TASK DIRECTIONS: Using the data below, copy each line that includes the word "React".

COLLECTED DATA:

══════════

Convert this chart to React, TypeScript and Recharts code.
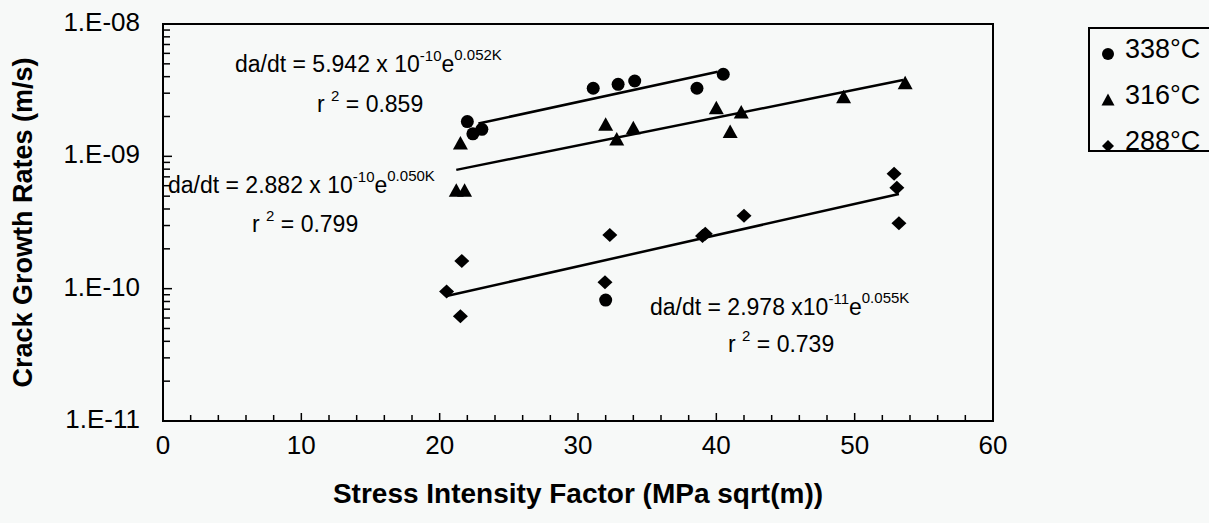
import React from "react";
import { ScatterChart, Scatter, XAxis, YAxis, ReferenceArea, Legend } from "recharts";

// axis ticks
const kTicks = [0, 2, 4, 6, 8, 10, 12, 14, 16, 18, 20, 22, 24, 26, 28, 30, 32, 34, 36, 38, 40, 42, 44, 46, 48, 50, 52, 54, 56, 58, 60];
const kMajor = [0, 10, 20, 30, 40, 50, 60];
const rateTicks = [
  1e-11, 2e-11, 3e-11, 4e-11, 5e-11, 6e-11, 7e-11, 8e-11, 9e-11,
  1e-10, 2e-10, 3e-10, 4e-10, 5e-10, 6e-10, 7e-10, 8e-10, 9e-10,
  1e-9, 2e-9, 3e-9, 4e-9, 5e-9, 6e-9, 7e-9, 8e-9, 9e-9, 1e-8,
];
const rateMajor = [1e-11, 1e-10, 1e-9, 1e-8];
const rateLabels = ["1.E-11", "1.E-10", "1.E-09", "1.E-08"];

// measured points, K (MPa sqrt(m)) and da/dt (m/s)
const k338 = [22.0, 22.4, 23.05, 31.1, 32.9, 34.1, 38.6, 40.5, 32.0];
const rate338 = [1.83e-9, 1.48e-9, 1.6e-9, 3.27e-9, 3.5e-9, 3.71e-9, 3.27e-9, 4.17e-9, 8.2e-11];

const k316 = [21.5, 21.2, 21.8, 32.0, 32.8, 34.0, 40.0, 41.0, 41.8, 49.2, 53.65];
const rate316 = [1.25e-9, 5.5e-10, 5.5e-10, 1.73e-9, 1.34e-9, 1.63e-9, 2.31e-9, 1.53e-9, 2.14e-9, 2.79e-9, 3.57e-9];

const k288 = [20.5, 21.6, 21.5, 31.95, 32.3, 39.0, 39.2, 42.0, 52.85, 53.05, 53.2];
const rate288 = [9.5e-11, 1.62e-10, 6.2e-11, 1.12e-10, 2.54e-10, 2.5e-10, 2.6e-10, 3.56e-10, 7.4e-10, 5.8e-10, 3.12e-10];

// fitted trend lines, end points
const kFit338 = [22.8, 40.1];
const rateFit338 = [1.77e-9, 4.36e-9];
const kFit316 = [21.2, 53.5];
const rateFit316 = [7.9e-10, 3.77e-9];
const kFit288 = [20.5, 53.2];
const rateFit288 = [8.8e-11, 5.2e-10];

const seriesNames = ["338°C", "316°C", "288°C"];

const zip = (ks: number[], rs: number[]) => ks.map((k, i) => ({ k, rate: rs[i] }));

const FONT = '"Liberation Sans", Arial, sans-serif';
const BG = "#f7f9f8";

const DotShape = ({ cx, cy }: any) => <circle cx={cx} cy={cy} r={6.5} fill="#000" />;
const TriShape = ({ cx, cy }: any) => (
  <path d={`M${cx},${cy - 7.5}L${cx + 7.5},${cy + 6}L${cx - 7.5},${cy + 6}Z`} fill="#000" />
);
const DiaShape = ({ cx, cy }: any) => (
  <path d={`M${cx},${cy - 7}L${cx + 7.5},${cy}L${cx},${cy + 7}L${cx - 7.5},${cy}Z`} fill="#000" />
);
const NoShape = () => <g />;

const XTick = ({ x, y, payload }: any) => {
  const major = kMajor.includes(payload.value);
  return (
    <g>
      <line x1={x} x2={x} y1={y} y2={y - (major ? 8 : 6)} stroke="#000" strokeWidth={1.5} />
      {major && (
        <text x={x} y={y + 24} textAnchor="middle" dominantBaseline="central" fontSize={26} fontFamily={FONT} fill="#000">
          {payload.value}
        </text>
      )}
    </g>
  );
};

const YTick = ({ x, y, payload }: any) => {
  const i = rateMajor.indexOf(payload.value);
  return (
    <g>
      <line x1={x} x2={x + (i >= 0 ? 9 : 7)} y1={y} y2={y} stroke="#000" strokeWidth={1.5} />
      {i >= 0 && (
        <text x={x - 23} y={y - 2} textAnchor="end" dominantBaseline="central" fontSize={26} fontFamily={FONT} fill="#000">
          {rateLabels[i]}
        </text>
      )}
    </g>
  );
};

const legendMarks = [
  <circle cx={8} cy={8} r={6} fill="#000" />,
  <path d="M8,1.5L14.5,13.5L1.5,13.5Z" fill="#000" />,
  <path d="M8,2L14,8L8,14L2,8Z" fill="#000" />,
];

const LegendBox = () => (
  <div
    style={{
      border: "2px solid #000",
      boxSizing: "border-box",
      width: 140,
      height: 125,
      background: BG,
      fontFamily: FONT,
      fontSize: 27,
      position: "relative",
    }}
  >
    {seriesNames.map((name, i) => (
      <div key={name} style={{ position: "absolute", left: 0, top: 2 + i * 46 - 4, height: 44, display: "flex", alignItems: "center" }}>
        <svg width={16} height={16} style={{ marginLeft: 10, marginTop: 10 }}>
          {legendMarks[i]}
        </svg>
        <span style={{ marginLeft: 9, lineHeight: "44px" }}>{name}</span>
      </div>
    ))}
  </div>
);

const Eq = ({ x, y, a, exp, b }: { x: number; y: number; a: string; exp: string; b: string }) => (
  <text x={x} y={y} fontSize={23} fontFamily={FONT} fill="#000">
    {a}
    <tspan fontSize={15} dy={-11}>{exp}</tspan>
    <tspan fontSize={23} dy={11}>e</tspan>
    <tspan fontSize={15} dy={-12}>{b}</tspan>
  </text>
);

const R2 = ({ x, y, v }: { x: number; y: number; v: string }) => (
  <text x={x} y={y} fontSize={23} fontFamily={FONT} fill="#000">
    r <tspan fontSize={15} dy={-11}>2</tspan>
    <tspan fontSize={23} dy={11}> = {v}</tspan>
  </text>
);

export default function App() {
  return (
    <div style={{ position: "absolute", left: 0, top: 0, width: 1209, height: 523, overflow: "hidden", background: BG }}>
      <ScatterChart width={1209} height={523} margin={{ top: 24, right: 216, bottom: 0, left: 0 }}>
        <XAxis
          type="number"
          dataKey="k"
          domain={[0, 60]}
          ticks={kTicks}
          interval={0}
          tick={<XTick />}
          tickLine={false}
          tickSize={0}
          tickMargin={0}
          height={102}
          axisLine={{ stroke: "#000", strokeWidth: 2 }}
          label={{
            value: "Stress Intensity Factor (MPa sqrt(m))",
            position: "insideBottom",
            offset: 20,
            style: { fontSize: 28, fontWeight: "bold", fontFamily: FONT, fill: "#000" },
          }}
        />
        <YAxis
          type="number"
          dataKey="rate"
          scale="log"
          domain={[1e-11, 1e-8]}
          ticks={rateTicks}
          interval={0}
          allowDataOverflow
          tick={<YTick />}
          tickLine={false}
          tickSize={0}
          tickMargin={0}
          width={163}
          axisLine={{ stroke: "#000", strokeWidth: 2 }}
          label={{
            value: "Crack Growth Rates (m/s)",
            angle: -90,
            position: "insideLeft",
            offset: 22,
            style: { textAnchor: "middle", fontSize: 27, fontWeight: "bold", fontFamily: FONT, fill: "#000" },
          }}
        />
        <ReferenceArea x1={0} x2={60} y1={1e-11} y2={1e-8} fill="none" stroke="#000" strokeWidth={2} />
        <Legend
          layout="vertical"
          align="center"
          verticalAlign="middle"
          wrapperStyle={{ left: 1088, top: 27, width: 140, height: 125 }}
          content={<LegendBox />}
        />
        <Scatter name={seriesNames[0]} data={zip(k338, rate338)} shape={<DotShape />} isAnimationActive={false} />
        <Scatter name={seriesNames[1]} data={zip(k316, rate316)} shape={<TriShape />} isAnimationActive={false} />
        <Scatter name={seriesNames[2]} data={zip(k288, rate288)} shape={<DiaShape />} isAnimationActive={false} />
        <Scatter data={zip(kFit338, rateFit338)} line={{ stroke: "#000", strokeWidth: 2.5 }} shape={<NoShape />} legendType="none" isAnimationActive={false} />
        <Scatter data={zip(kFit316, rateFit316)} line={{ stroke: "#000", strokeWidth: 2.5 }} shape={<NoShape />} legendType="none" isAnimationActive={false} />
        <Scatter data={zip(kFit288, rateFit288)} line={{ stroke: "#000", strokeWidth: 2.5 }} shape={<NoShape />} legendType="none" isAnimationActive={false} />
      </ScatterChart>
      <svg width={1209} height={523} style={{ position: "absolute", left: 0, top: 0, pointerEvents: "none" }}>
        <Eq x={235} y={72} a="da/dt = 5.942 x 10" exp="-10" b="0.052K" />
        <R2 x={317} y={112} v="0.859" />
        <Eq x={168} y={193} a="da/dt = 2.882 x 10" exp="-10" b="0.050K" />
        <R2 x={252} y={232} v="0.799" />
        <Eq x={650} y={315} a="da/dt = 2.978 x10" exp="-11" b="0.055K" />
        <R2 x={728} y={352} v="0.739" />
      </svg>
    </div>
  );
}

══════════

RESULT FOR THIS EXERCISE:
Convert this chart to React, TypeScript and Recharts code.
import React from "react";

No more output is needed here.